Richter entscheidet zu Gunsten des Tennis-Stars
ranSicht zum Fall Djokovic: Das Urteil könnte zum Bumerang werden
- Aktualisiert: 10.01.2022
- 12:59 Uhr
- ran.de / Tobias Hlusiak
Novak Djokovic hat vor Gericht einen Teilsieg errungen. Dieser könnte aber weitreichende Folgen haben - nicht nur sportlicher Natur. Ein Kommentar von ran-Redakteur Tobias Hlusiak.
München - Novak Djokovic hat im juristischen Thriller vor den Augen der Weltöffentlichkeit einen ersten wichtigen Sieg errungen. Im Tauziehen um seine Einreise nach Australien bekam der Weltranglisten-Erste am Montag von einem Gericht in Melbourne Recht. Die Annulierung seines Visums wurde aufgehoben.
So weit, so gut. Oder eben auch nicht ...
Denn, ob der 34-Jährige nun an den Australian Open teilnehmen darf ist ebenso wenig gesichert, wie, dass der Richterspruch nun Ruhe in die aufgeheizte Situation bringt. Zumindest letzteres muss ernsthaft bezweifelt werden.

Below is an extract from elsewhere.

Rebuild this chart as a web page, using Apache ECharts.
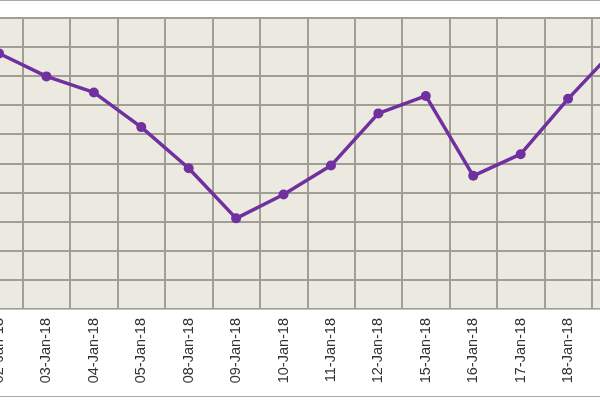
<!DOCTYPE html>
<html lang="en">
<head>
    <meta charset="UTF-8">
    <title>Chart</title>
    <script type="text/javascript" src="https://cdn.jsdelivr.net/npm/echarts@6/dist/echarts.min.js"></script>
    <style>
        html, body { margin: 0; padding: 0; background: #fff; }
    </style>
</head>
<body>
<div id="main" style="width:600px;height:400px;"></div>

<script type="text/javascript">
    // dates on the x axis (trading days)
    var dates = ['02-Jan-18', '03-Jan-18', '04-Jan-18', '05-Jan-18', '08-Jan-18', '09-Jan-18', '10-Jan-18',
        '11-Jan-18', '12-Jan-18', '15-Jan-18', '16-Jan-18', '17-Jan-18', '18-Jan-18', '19-Jan-18'];
    // values (grid units, no axis labels visible)
    var values = [8.77, 7.98, 7.43, 6.24, 4.83, 3.11, 3.93, 4.92, 6.71, 7.31, 4.57, 5.31, 7.21, 8.93];
    var yMin = 0;
    var yMax = 10;
    var yStep = 1;

    var myChart = echarts.init(document.getElementById('main'));

    var option = {
        animation: false,
        backgroundColor: '#ffffff',
        grid: {
            left: -24.7,
            width: 663.9,
            top: 17.5,
            bottom: 91,
            containLabel: false,
            outerBoundsMode: 'none',
            show: true,
            backgroundColor: '#ece9e0',
            borderWidth: 0
        },
        graphic: [{
            type: 'rect',
            shape: { x: -5, y: 0.5, width: 610, height: 396 },
            style: { fill: 'none', stroke: '#a8a8a8', lineWidth: 1 },
            silent: true,
            z: -1
        }],
        xAxis: {
            type: 'category',
            data: dates,
            boundaryGap: true,
            axisLine: { lineStyle: { color: '#c4c4c4', width: 1 } },
            axisTick: { show: false },
            axisLabel: {
                rotate: 90,
                interval: 0,
                margin: 9,
                color: '#333',
                fontFamily: 'Liberation Sans',
                fontSize: 14.5
            },
            splitLine: {
                show: true,
                interval: 0,
                lineStyle: { color: '#a19e96', width: 2 }
            }
        },
        yAxis: {
            type: 'value',
            min: yMin,
            max: yMax,
            interval: yStep,
            axisLine: { show: false },
            axisTick: { show: false },
            axisLabel: { show: false },
            splitLine: { lineStyle: { color: '#a19e96', width: 2 } }
        },
        series: [{
            type: 'line',
            data: values,
            symbol: 'circle',
            symbolSize: 10,
            lineStyle: { color: '#7030a0', width: 3.5 },
            itemStyle: { color: '#7030a0' }
        }]
    };
    myChart.setOption(option);
</script>
</body>
</html>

Denn das Urteil birgt Sprengstoff.
Richter Kelly stellt sich auf Djokovics Seite
"Was mehr hätte dieser Mann noch tun können?" fragte Richter Anthony Kelly in seiner Urteilsbegründung rhetorisch in die Runde und sorgte damit für geteilte Reaktionen. Denn der derzeit beste Tennisspieler der Welt ist längst zu einem Symbol des Risses in der Gesellschaft geworden, den die Corona-Pandemie in fast allen Ländern der Erde freigelegt hat.
Ob gewollt oder nicht, hat sich Djokovic zum Anführer der Impfgegner aufgeschwungen. Bei der Frage, ob dem Serben die Einreise nach Australien gewährt wird oder nicht, geht es nur auf den ersten Blick um ein sportliches Thema. Es geht um Glaubwürdigkeit und Chancengleichheit.
Das Urteil ist nun ein schwerer Schlag für die australische Regierung, die sofort ankündigte, weitere Schritte - also einen Einspruch - zu prüfen.
Wird das Urteil zum Bumerang?
Das muss sie auch, will sie nicht einen Kontrollverlust in der eigenen Corona-Politik riskieren. Millionen Australier waren über Monate in diversen Lockdowns zuhause eingesperrt, die Grenzen dicht und das öffentliche Leben ein ums andere Mal fast gänzlich zum Erliegen gekommen.
Für diese Menschen muss sich das Schauspiel, welches sich seit gut einer Woche um einen Tennis-Millionär, der sich in der Pandemie alles andere als regeltreu präsentierte, entspinnt, wie blanker Hohn anfühlen. Die Anerkennung einer Sondergenehmigung, auf die sich die Djokovic-Seite berief, öffnet Tür und Tor für Klagen.
Im schlimmsten Fall drohen Auseinandersetzungen auf den Straßen oder auf dem Turniergelände, sollte der Titelverteidiger in acht Tagen tatsächlich an den Start gehen (dürfen). Schon während des Prozesses hatten sich vor dem Gerichtsgebäude Anhänger des Serben und Gegendemonstranten gegenüber gestanden.
Nach der Urteilsverkündung kam es vor dem Büro der Djokovic-Anwälte zu Tumulten. Die Polizei musste Pfefferspray einsetzen.
Die Stimmung ist angespannt und hochexplosiv. Die kommenden Schritte sollten nun sorgsam vorbereitet und ausgeführt werden. Von beiden Seiten.